Galvin was dismissed from his job in information technology at garda headquarters after he was found to have three adults and an 18-month-old baby living in a garden shed heated by an oven.
He was convicted late last year on three counts under health and safety legislation relating to properties he was renting out, but was this year found to be still letting accommodation.
Ronan Maher and Laura O'Neill, who rented a flat and later a café from Galvin in Smithfield until May of this year, said their dream of a first home became "a living nightmare".
"Soon after we opened, Kevin began to build a completely unsafe tenement at the back of our building, getting rid of our rubbish space. Suddenly we had to store it in the hallways, in the shop, and in our flat. Not to mention the rubbish that he didn't bother moving after the last tenants left," said Maher.

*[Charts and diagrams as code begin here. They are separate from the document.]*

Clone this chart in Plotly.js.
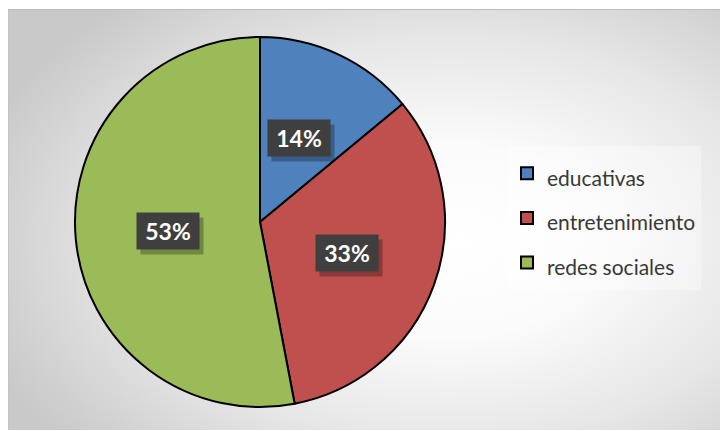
<!DOCTYPE html>
<html>
<head>
<meta charset="utf-8">
<script src="https://cdn.plot.ly/plotly-3.0.1.min.js"></script>
<style>
  html, body { margin: 0; padding: 0; background: #ffffff; }
  #wrap { position: relative; width: 720px; height: 431px; background: #ffffff; overflow: hidden; }
  #panel { position: absolute; left: 8px; top: 9px; width: 712px; height: 421px;
    background: radial-gradient(ellipse 70% 75% at 62% 55%, #ffffff 0%, #fbfbfb 30%, #e6e6e6 65%, #c9c9c9 100%);
    border-top: 1px solid #bdbdbd; border-left: 1px solid #c4c4c4; box-sizing: border-box; }
  #chart { position: absolute; left: 0; top: 0; width: 720px; height: 431px; }
</style>
</head>
<body>
<div id="wrap">
  <div id="panel"></div>
  <div id="chart"></div>
</div>
<script>
const categories = ["educativas", "entretenimiento", "redes sociales"];
const values = [14, 33, 53];
const sliceColors = ["#4F81BD", "#C0504D", "#9BBB59"];

const W = 720, H = 431;
const cx = 260, cy = 222, R = 185;   // pie centre / radius in px
const dom = {
  x: [(cx - R) / W, (cx + R) / W],
  y: [(H - cy - R) / H, (H - cy + R) / H]
};

const trace = {
  type: "pie",
  labels: categories.map(c => '<span style="font-size:21px">' + c + '</span>'),
  values: values,
  sort: false,
  direction: "clockwise",
  rotation: 0,
  textinfo: "none",
  hoverinfo: "label+percent",
  marker: { colors: sliceColors, line: { color: "#000000", width: 2 } },
  domain: dom
};

// data labels placed at mid-angle of each slice
const total = values.reduce((a, b) => a + b, 0);
const annotations = [];
let cum = 0;
values.forEach((v, i) => {
  const mid = (cum + v / 2) / total * 2 * Math.PI;
  cum += v;
  const k = 0.5 * R;
  const px = cx + k * Math.sin(mid);
  const py = cy - k * Math.cos(mid);
  const pct = Math.round(v / total * 100) + "%";
  const base = {
    xref: "paper", yref: "paper", x: px / W, y: (H - py) / H,
    xanchor: "center", yanchor: "middle",
    showarrow: false, width: 58, height: 32, borderpad: 2,
    font: { family: "Lato, 'Open Sans', sans-serif", size: 23, weight: 700 }
  };
  // drop shadow box (no text)
  annotations.push(Object.assign({}, base, {
    text: " ", bgcolor: "rgba(0,0,0,0.28)",
    font: Object.assign({}, base.font, { color: "rgba(0,0,0,0)" }),
    xshift: 4, yshift: -5
  }));
  annotations.push(Object.assign({}, base, {
    text: "<b>" + pct + "</b>", bgcolor: "#3f3f3f",
    font: Object.assign({}, base.font, { color: "#ffffff" })
  }));
});

const layout = {
  width: W, height: H,
  margin: { l: 0, r: 0, t: 0, b: 0 },
  paper_bgcolor: "rgba(0,0,0,0)",
  plot_bgcolor: "rgba(0,0,0,0)",
  showlegend: true,
  legend: {
    x: 507 / W, y: (H - 146) / H, xanchor: "left", yanchor: "top",
    bgcolor: "rgba(255,255,255,0.35)",
    font: { family: "Lato, 'Open Sans', sans-serif", size: 32, color: "#383838" },
    traceorder: "normal"
  },
  annotations: annotations
};

Plotly.newPlot("chart", [trace], layout, { displayModeBar: false, staticPlot: true });
</script>
</body>
</html>
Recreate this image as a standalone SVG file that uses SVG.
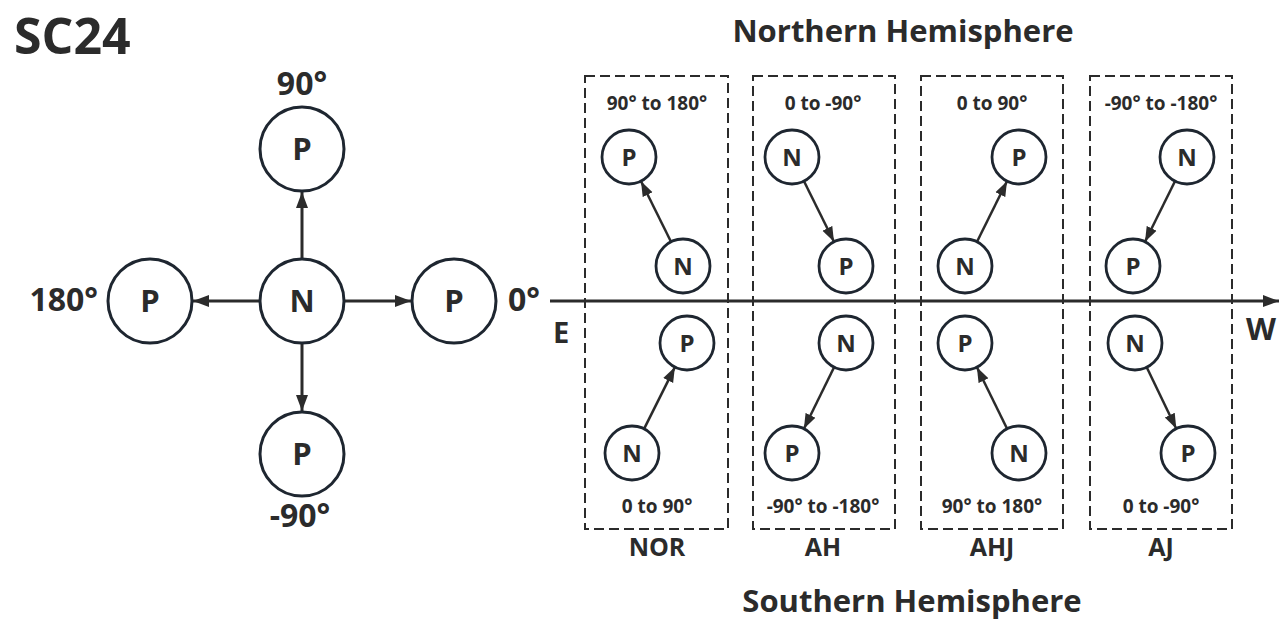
<svg xmlns="http://www.w3.org/2000/svg" width="1280" height="623" viewBox="0 0 1280 623">
<style>
text{font-family:"Open Sans","Noto Sans","Liberation Sans",sans-serif;font-weight:700;fill:#2b2b2b;text-anchor:middle}
.big circle{fill:#fff;stroke:#1e2630;stroke-width:3}
.sm circle{fill:#fff;stroke:#1e2630;stroke-width:2.8}
.big text{font-size:31px}
.sm text{font-size:24px}
.deg{font-size:32px}
.rng{font-size:19px}
.lab{font-size:25px}
.hd{font-size:31px}
.box{fill:none;stroke:#2b2b2b;stroke-width:2;stroke-dasharray:10 5}
.cb{stroke:#2b2b2b;stroke-width:3;fill:none}
.cs{stroke:#2b2b2b;stroke-width:2.5;fill:none}
</style>
<defs>
<marker id="ab" markerUnits="userSpaceOnUse" markerWidth="16" markerHeight="14" viewBox="0 0 16 14" refX="16" refY="7" orient="auto"><path d="M0,1 L16,7 L0,13 Z" fill="#2b2b2b"/></marker>
<marker id="as" markerUnits="userSpaceOnUse" markerWidth="15" markerHeight="13" viewBox="0 0 15 13" refX="15" refY="6.5" orient="auto"><path d="M0,1 L15,6.5 L0,12 Z" fill="#2b2b2b"/></marker>
</defs>
<rect width="1280" height="623" fill="#fff"/>
<text x="14" y="54" style="font-size:50px;text-anchor:start">SC24</text>
<text class="deg" x="302" y="95">90°</text>
<text class="deg" x="98" y="311" style="text-anchor:end">180°</text>
<text class="deg" x="508" y="311" style="text-anchor:start">0°</text>
<text class="deg" x="300" y="527">-90°</text>
<text class="hd" x="903" y="42">Northern Hemisphere</text>
<text class="hd" x="912" y="612">Southern Hemisphere</text>
<text x="561" y="343" style="font-size:29px">E</text>
<text x="1261" y="340" style="font-size:31px">W</text>
<g id="boxes">
<rect class="box" x="585" y="76" width="143" height="453"/>
<rect class="box" x="753" y="76" width="142" height="453"/>
<rect class="box" x="921" y="76" width="142" height="453"/>
<rect class="box" x="1090" y="76" width="142" height="453"/>
<text class="rng" x="657" y="110">90° to 180°</text>
<text class="rng" x="823" y="110">0 to -90°</text>
<text class="rng" x="992" y="110">0 to 90°</text>
<text class="rng" x="1161" y="110">-90° to -180°</text>
<text class="rng" x="657" y="513">0 to 90°</text>
<text class="rng" x="823" y="513">-90° to -180°</text>
<text class="rng" x="992" y="513">90° to 180°</text>
<text class="rng" x="1161" y="513">0 to -90°</text>
<text class="lab" x="657" y="556">NOR</text>
<text class="lab" x="823" y="556">AH</text>
<text class="lab" x="992" y="556">AHJ</text>
<text class="lab" x="1161" y="556">AJ</text>
</g>
<g id="connectors">
<line class="cb" x1="550" y1="301" x2="1279" y2="301" marker-end="url(#ab)"/>
<line class="cb" x1="302" y1="259" x2="302" y2="192" marker-end="url(#ab)"/>
<line class="cb" x1="260" y1="301" x2="193" y2="301" marker-end="url(#ab)"/>
<line class="cb" x1="344" y1="301" x2="411" y2="301" marker-end="url(#ab)"/>
<line class="cb" x1="302" y1="343" x2="302" y2="411" marker-end="url(#ab)"/>
<line class="cs" x1="671" y1="241.8" x2="641" y2="181.2" marker-end="url(#as)"/>
<line class="cs" x1="804" y1="181.2" x2="834" y2="241.8" marker-end="url(#as)"/>
<line class="cs" x1="977" y1="241.8" x2="1007" y2="181.2" marker-end="url(#as)"/>
<line class="cs" x1="1175" y1="181.2" x2="1145" y2="241.8" marker-end="url(#as)"/>
<line class="cs" x1="644.1" y1="428.9" x2="674.9" y2="367.1" marker-end="url(#as)"/>
<line class="cs" x1="834.1" y1="367.2" x2="803.9" y2="428.8" marker-end="url(#as)"/>
<line class="cs" x1="1007.1" y1="428.8" x2="976.9" y2="367.2" marker-end="url(#as)"/>
<line class="cs" x1="1146.7" y1="367.3" x2="1176.3" y2="428.7" marker-end="url(#as)"/>
</g>
<g id="n-center" class="big"><circle cx="302" cy="301" r="42"/><text x="302" y="312">N</text></g>
<g id="p-90" class="big"><circle cx="302" cy="149" r="42"/><text x="302" y="160">P</text></g>
<g id="p-180" class="big"><circle cx="150" cy="301" r="42"/><text x="150" y="312">P</text></g>
<g id="p-0" class="big"><circle cx="454" cy="301" r="42"/><text x="454" y="312">P</text></g>
<g id="p-m90" class="big"><circle cx="302" cy="454" r="42"/><text x="302" y="465">P</text></g>
<g id="nor-n-top" class="sm"><circle cx="683" cy="266" r="27"/><text x="683" y="274.5">N</text></g>
<g id="nor-p-top" class="sm"><circle cx="629" cy="157" r="27"/><text x="629" y="165.5">P</text></g>
<g id="ah-n-top" class="sm"><circle cx="792" cy="157" r="27"/><text x="792" y="165.5">N</text></g>
<g id="ah-p-top" class="sm"><circle cx="846" cy="266" r="27"/><text x="846" y="274.5">P</text></g>
<g id="ahj-n-top" class="sm"><circle cx="965" cy="266" r="27"/><text x="965" y="274.5">N</text></g>
<g id="ahj-p-top" class="sm"><circle cx="1019" cy="157" r="27"/><text x="1019" y="165.5">P</text></g>
<g id="aj-n-top" class="sm"><circle cx="1187" cy="157" r="27"/><text x="1187" y="165.5">N</text></g>
<g id="aj-p-top" class="sm"><circle cx="1133" cy="266" r="27"/><text x="1133" y="274.5">P</text></g>
<g id="nor-n-bot" class="sm"><circle cx="632" cy="453" r="27"/><text x="632" y="461.5">N</text></g>
<g id="nor-p-bot" class="sm"><circle cx="687" cy="343" r="27"/><text x="687" y="351.5">P</text></g>
<g id="ah-n-bot" class="sm"><circle cx="846" cy="343" r="27"/><text x="846" y="351.5">N</text></g>
<g id="ah-p-bot" class="sm"><circle cx="792" cy="453" r="27"/><text x="792" y="461.5">P</text></g>
<g id="ahj-n-bot" class="sm"><circle cx="1019" cy="453" r="27"/><text x="1019" y="461.5">N</text></g>
<g id="ahj-p-bot" class="sm"><circle cx="965" cy="343" r="27"/><text x="965" y="351.5">P</text></g>
<g id="aj-n-bot" class="sm"><circle cx="1135" cy="343" r="27"/><text x="1135" y="351.5">N</text></g>
<g id="aj-p-bot" class="sm"><circle cx="1188" cy="453" r="27"/><text x="1188" y="461.5">P</text></g>
</svg>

He said Galvin changed the price of the rent on a monthly basis, and encouraged tenants to fix problems such as electrical faults by themselves, instead of calling out an electrician. "We had a power cut once a week, and Kevin encouraged the tenants to fix the problem themselves. On more than one occasion, there were blue arcs of electricity coming out of the fuse box."
The couple also said their business was destroyed by Galvin's "shoddy workmanship".
"He did all of the building work himself. We were once in one of his units where he had blocked holes in the toilet pipe by dipping tissue into some kind of wallpaper paste and plastering them over the holes. On Valentine's night in the café the cupboard which was holding all of our crockery fell clean from the wall. Luckily we were clear of it because the cast-iron pots and pans would have cracked our skulls open.
"When it fell, we could see that the cupboard was held up by a bar of wood which was less than a foot long and was nailed into a plasterboard wall."
The couple, who are in their 20s, say that while they knew they had serious problems with Galvin other neighbours often suffered worse. "One tenant showed us his flat, and how the lino on the floor was nailed into sand and grit. If you barely touched the back wall, you would hear an ominous crumbling on the other side."
Maher and O'Neill said their lowest point came just as they decided to move out of the flat."We couldn't cope any more, and closed the business and handed in our notice. Galvin decided to change the very small premises into two small apartments, but chose to do it before we left and started building around us. One morning we were in bed and a saw literally came through the wall. He was building in rooms next to us."
They have both since moved to a new home in Galway. "We want to get our message out there that people should not be tempted by the cheap price of rent like we were. It is just not worth it."
Galvin had no comment to make when contacted by the Sunday Tribune.